Monday, 29 June 2015

Compare UK and German Renewable Energy Policies.

Each day seems to bring another nail in the coffin for renewable energy production in the UK, but you wouldn't think so reading the papers.

A spokeswoman for the Department of Energy and Climate Change said recently: “The UK is making good progress towards the EU 2020 target on renewables. The UK has come a long way already; in 2005 1.4% of energy was from renewable sources, for 2013 5.1% of energy was from renewable sources.
That sounds pretty good doesn’t it. But the European commission has said the UK, France and Netherlands are set to miss a key EU renewable energy target and should review their policies to get back on track.
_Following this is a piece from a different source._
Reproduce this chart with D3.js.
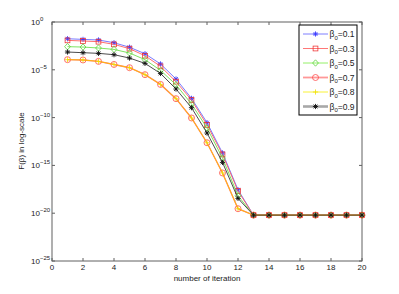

So who’s telling the truth?
The UK’s share of energy from renewable sources – which includes heating as well as electricity – was 5.1% for 2013. Britain must source 20% of energy from renewables by 2020.
Is it likely that the UK will reach its legally binding target of generating 20% of energy from renewable sources by 2020?

The reality seems NO.

The Conservative government seems to be “fundamentally dishonest” over its support for renewable energy and the reasoning behind subsidy cuts for solar and wind power.

Fracking and nuclear power seems to form the basis of their energy policy, neither of which can claim to be environmentally friendly.
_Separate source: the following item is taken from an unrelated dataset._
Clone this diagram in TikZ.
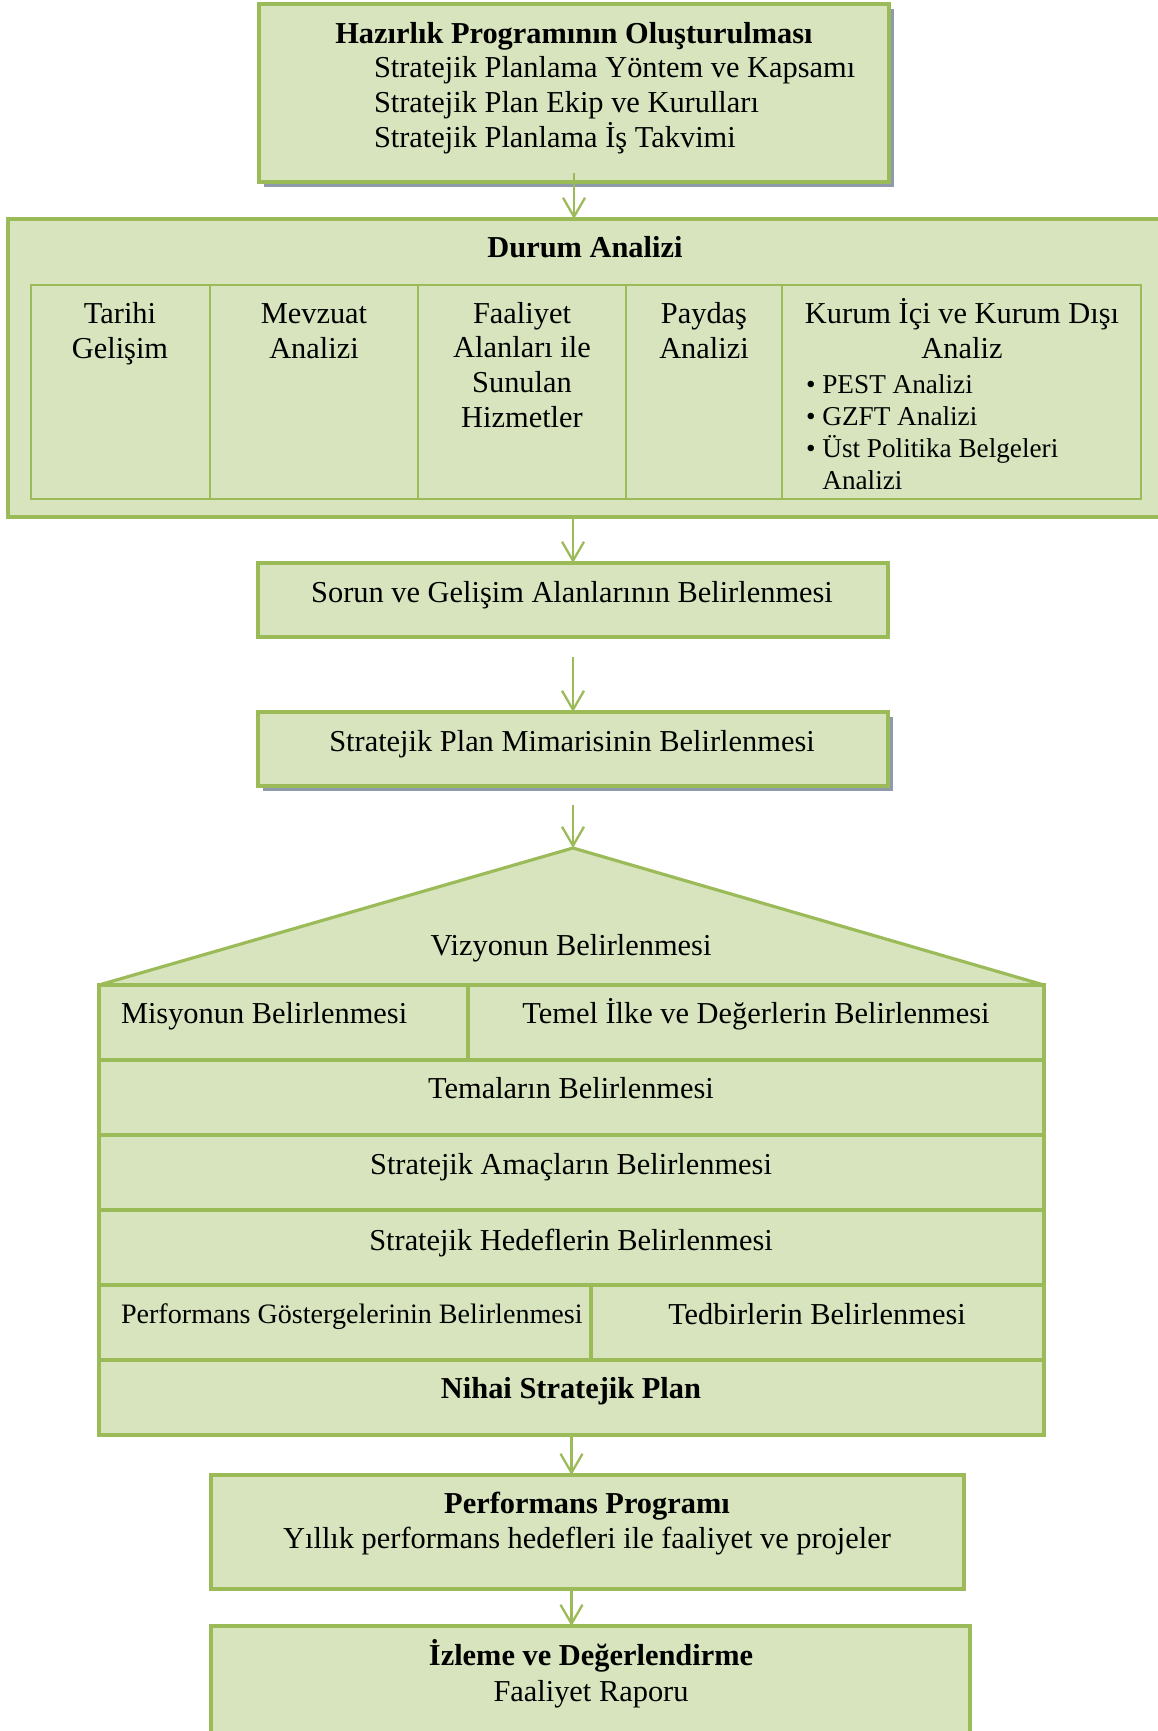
\documentclass[tikz,border=0pt]{standalone}
\usepackage{fontspec}
\setmainfont{Liberation Serif}
\usetikzlibrary{arrows.meta,
                positioning,
                shadows
                }
\definecolor{grnfill}{RGB}{215,228,189}
\definecolor{grnline}{RGB}{155,187,89}
\definecolor{shadegray}{RGB}{143,154,172}
\newdimen\pu \pu=0.02cm

\begin{document}
\begin{tikzpicture}[
        x = 0.02cm, y = -0.02cm,
        every node/.style = {inner sep=0pt, outer sep=0pt},
        box/.style = {draw=grnline, fill=grnfill, line width=2pt, anchor=north west},
        cell/.style = {draw=grnline, line width=1.6pt, minimum height=214\pu},
        row/.style = {draw=grnline, fill=grnfill, line width=1.8pt, minimum height=75\pu},
        shade/.style = {drop shadow={shadow xshift=0.09cm, shadow yshift=-0.09cm,
                                     fill=shadegray, opacity=1}},
        txt/.style = {anchor=base, font=\fontsize{17.3}{19.7}\selectfont},
        ttl/.style = {anchor=base, font=\fontsize{17.3}{19.7}\selectfont\bfseries},
        lst/.style = {anchor=base west, align=left, font=\fontsize{15.5}{18.2}\selectfont},
        flow/.style = {draw=grnline, line width=1.3pt,
                       -{Straight Barb[length=0.38cm, width=0.44cm]}}
    ]
    \useasboundingbox (0,0) rectangle (1158,1731);

    % preparation
    \node (hazir) [box, shade, minimum width=630\pu, minimum height=178\pu] at (259,4) {};
    \node (hazirT) [ttl] at (574,43) {Hazırlık Programının Oluşturulması};
    \node (hazirL) [txt, anchor=base west, align=left] at (374,147) {
        Stratejik Planlama Yöntem ve Kapsamı\\
        Stratejik Plan Ekip ve Kurulları\\
        Stratejik Planlama İş Takvimi
    };

    % situation analysis
    \node (durum) [box, minimum width=1155\pu, minimum height=298\pu] at (8,219) {};
    \node (durumT) [ttl] at (585,257) {Durum Analizi};
    \node (tarihi) [cell, anchor=north west, minimum width=179\pu] at (31,285) {};
    \node (mevzuat) [cell, minimum width=208\pu, right=0pt of tarihi] {};
    \node (faaliyet) [cell, minimum width=208\pu, right=0pt of mevzuat] {};
    \node (paydas) [cell, minimum width=156\pu, right=0pt of faaliyet] {};
    \node (kurum) [cell, minimum width=359\pu, right=0pt of paydas] {};
    \node (tarihiT) [txt, align=center] at (120,358) {Tarihi\\Gelişim};
    \node (mevzuatT) [txt, align=center] at (314,358) {Mevzuat\\Analizi};
    \node (faaliyetT) [txt, align=center] at (522,427) {
        Faaliyet\\Alanları ile\\Sunulan\\Hizmetler
    };
    \node (paydasT) [txt, align=center] at (704,358) {Paydaş\\Analizi};
    \node (kurumT) [txt, align=center] at (962,358) {Kurum İçi ve Kurum Dışı\\Analiz};
    \node (kurumL) [lst] at (806,489) {
        \textbullet\ PEST Analizi\\
        \textbullet\ GZFT Analizi\\
        \textbullet\ Üst Politika Belgeleri\\
        \phantom{\textbullet\ }Analizi
    };

    \node (sorun) [box, minimum width=630\pu, minimum height=74\pu] at (258,563) {};
    \node (sorunT) [txt] at (572,602) {Sorun ve Gelişim Alanlarının Belirlenmesi};

    \node (mimari) [box, shade, minimum width=630\pu, minimum height=74\pu] at (258,712) {};
    \node (mimariT) [txt] at (572,751) {Stratejik Plan Mimarisinin Belirlenmesi};

    % plan house
    \coordinate (apex) at (573,848);
    \draw [draw=grnline, fill=grnfill, line width=1.8pt, miter limit=2]
        (99,985) -- (apex) -- (1044,985) -- cycle;
    \node (vizyonT) [txt] at (571,955) {Vizyonun Belirlenmesi};

    \node (misyon) [row, anchor=north west, minimum width=369\pu] at (99,985) {};
    \node (temel) [row, minimum width=576\pu, right=0pt of misyon] {};
    \node (tema) [row, anchor=north west, minimum width=945\pu] at (99,1060) {};
    \node (amac) [row, anchor=north west, minimum width=945\pu] at (99,1135) {};
    \node (hedef) [row, anchor=north west, minimum width=945\pu] at (99,1210) {};
    \node (pgost) [row, anchor=north west, minimum width=492\pu] at (99,1285) {};
    \node (tedbir) [row, minimum width=453\pu, right=0pt of pgost] {};
    \node (nihai) [row, anchor=north west, minimum width=945\pu] at (99,1360) {};

    \node (misyonT) [txt, anchor=base west] at (121,1023) {Misyonun Belirlenmesi};
    \node (temelT) [txt] at (756,1023) {Temel İlke ve Değerlerin Belirlenmesi};
    \node (temaT) [txt] at (571,1098) {Temaların Belirlenmesi};
    \node (amacT) [txt] at (571,1174) {Stratejik Amaçların Belirlenmesi};
    \node (hedefT) [txt] at (571,1250) {Stratejik Hedeflerin Belirlenmesi};
    \node (pgostT) [txt, anchor=base west, font=\fontsize{16}{19}\selectfont] at (121,1323)
        {Performans Göstergelerinin Belirlenmesi};
    \node (tedbirT) [txt] at (817,1324) {Tedbirlerin Belirlenmesi};
    \node (nihaiT) [ttl] at (571,1398) {Nihai Stratejik Plan};

    % programme and monitoring
    \node (perf) [box, minimum width=753\pu, minimum height=114\pu] at (211,1475) {};
    \node (perfT) [ttl] at (587,1513) {Performans Programı};
    \node (perfL) [txt] at (587,1548) {Yıllık performans hedefleri ile faaliyet ve projeler};

    \node (izleme) [box, minimum width=759\pu, minimum height=120\pu] at (211,1626) {};
    \node (izlemeT) [ttl] at (591,1665) {İzleme ve Değerlendirme};
    \node (izlemeL) [txt] at (591,1701) {Faaliyet Raporu};

    \draw [flow] ([yshift=0.18cm]hazir.south) -- (hazir.south |- durum.north);
    \draw [flow] (sorun.north |- durum.south) -- (sorun.north);
    \draw [flow, shorten <=0.4cm] (sorun) -- (mimari);
    \draw [flow, shorten <=0.38cm] (mimari) -- (apex);
    \draw [flow] (nihai.south) -- (nihai.south |- perf.north);
    \draw [flow] (nihai.south |- perf.south) -- (nihai.south |- izleme.north);
\end{tikzpicture}
\end{document}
Yet David Cameron regularly stated his determination to lead the “greenest government ever”. In a four minute speech at the Department of Energy and Climate Change in May 2010, he pledged a “new way of doing climate change”, asserting that “nowhere are long-term decisions more needed than actually in the fields of energy and climate change and environment."
He added: “We've got a real opportunity to drive the green economy to have green jobs, and make sure we have our share of the industries of the future."  
But in October 2013 he told the House of Commons he wanted to “roll back” the green levies which add an average £112 a year to households' energy bills to fund renewable power subsidies and programmes to insulate homes.

The Prime Minister had revealed his agenda by instructed his aides to “get rid of all the green crap” in relation to green levies.

Contrast the UK’s policy for renewable energy with Germany’s. The German government has announced it will close all nuclear power plants by 2022.
The Germany public actively support energy transition, or Energiewende as it is known domestically. This is a long-term plan to slash carbon emissions by replacing fossil fuels with renewable sources of energy. Germany hopes to generate at least 35 percent of its electricity from green sources by 2020; by 2050, the renewables share is planned to surpass 80 percent.

German Energy Production 2013 v 2014
We must all take some of the blame for successive governments failure to implement change. Politicians know that green issues are not high on the electorates agenda.